**Work instructions**
Set down the data below from its first line to the line holding "const lineData = temperature.map((v, i)", inclusive; omit all pictures.

**Material provided**
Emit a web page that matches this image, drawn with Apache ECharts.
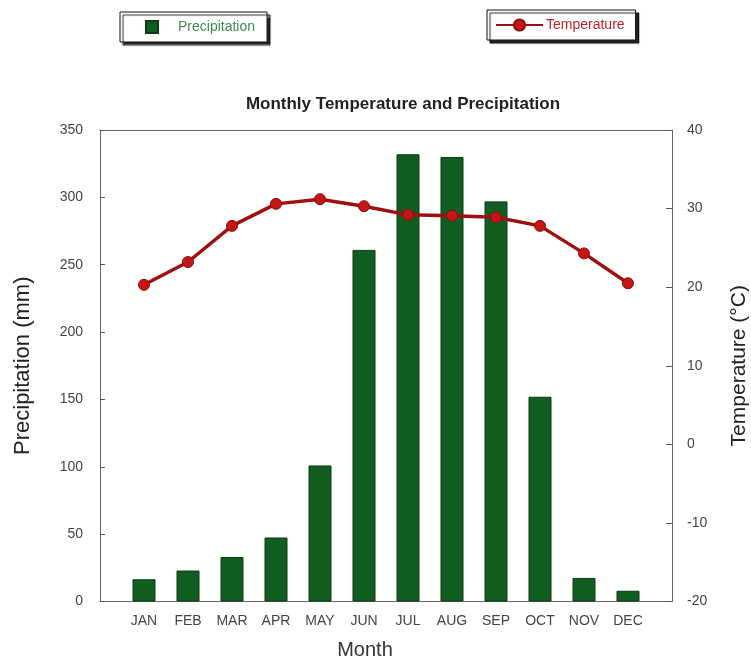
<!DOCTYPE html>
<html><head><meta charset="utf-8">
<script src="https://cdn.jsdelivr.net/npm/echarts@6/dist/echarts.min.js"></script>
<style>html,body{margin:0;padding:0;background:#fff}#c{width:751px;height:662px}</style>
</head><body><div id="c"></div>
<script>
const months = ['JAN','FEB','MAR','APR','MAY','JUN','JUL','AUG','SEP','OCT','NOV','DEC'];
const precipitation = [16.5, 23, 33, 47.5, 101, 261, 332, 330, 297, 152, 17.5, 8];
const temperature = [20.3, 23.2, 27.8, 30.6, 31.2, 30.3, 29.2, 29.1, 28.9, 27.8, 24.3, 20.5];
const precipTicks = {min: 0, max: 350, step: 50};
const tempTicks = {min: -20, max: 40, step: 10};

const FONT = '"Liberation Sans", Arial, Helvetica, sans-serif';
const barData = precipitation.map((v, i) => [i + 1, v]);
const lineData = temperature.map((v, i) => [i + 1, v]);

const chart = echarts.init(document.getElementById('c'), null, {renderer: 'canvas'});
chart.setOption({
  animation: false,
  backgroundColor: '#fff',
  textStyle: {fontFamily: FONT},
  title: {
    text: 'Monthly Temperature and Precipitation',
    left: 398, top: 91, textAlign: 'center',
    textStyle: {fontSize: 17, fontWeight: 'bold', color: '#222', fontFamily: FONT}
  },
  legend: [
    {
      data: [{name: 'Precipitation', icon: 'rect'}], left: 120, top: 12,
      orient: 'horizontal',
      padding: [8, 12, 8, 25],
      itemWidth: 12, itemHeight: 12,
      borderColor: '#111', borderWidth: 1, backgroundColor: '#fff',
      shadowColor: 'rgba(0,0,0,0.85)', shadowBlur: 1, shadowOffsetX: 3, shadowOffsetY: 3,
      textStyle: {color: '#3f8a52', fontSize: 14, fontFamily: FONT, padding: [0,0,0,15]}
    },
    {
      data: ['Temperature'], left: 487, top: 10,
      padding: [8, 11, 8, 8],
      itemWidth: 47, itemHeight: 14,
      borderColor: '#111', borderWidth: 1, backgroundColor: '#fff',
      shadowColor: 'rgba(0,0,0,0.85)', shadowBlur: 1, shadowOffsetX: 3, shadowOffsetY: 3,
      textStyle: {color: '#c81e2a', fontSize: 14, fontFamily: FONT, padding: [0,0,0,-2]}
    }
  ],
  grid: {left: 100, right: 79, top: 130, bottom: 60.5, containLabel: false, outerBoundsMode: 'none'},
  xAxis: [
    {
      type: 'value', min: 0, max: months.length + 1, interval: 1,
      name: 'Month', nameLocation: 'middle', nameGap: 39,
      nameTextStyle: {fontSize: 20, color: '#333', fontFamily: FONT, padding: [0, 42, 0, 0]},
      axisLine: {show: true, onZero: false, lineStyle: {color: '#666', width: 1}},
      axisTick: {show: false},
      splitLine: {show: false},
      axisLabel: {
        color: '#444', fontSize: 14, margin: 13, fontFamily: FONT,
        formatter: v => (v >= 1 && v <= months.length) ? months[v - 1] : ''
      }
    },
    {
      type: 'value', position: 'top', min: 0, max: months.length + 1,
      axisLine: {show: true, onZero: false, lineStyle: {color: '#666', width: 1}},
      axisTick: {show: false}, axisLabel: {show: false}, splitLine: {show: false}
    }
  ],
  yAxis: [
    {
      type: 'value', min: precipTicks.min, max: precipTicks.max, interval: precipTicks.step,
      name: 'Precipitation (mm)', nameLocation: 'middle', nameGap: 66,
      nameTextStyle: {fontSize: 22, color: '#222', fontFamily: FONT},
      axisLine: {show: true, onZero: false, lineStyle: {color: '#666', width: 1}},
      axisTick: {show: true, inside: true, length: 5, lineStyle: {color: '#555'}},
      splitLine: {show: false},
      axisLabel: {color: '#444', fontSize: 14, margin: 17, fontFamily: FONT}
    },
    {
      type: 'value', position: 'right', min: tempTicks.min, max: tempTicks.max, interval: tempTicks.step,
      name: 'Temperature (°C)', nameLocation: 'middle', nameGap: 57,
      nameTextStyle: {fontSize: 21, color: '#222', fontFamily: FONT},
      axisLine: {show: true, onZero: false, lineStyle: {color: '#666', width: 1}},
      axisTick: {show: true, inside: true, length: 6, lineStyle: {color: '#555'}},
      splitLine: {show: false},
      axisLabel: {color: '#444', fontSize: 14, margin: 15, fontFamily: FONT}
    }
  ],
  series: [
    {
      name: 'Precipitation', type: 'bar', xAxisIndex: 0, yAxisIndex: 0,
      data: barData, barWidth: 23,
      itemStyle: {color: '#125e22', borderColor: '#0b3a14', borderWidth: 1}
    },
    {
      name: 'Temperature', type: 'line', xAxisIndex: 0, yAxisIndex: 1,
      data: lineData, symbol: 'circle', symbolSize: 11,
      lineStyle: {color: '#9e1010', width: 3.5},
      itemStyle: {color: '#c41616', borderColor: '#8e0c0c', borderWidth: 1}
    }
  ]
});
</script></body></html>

**Reply**
Emit a web page that matches this image, drawn with Apache ECharts.
<!DOCTYPE html>
<html><head><meta charset="utf-8">
<script src="https://cdn.jsdelivr.net/npm/echarts@6/dist/echarts.min.js"></script>
<style>html,body{margin:0;padding:0;background:#fff}#c{width:751px;height:662px}</style>
</head><body><div id="c"></div>
<script>
const months = ['JAN','FEB','MAR','APR','MAY','JUN','JUL','AUG','SEP','OCT','NOV','DEC'];
const precipitation = [16.5, 23, 33, 47.5, 101, 261, 332, 330, 297, 152, 17.5, 8];
const temperature = [20.3, 23.2, 27.8, 30.6, 31.2, 30.3, 29.2, 29.1, 28.9, 27.8, 24.3, 20.5];
const precipTicks = {min: 0, max: 350, step: 50};
const tempTicks = {min: -20, max: 40, step: 10};

const FONT = '"Liberation Sans", Arial, Helvetica, sans-serif';
const barData = precipitation.map((v, i) => [i + 1, v]);
const lineData = temperature.map((v, i) => [i + 1, v]);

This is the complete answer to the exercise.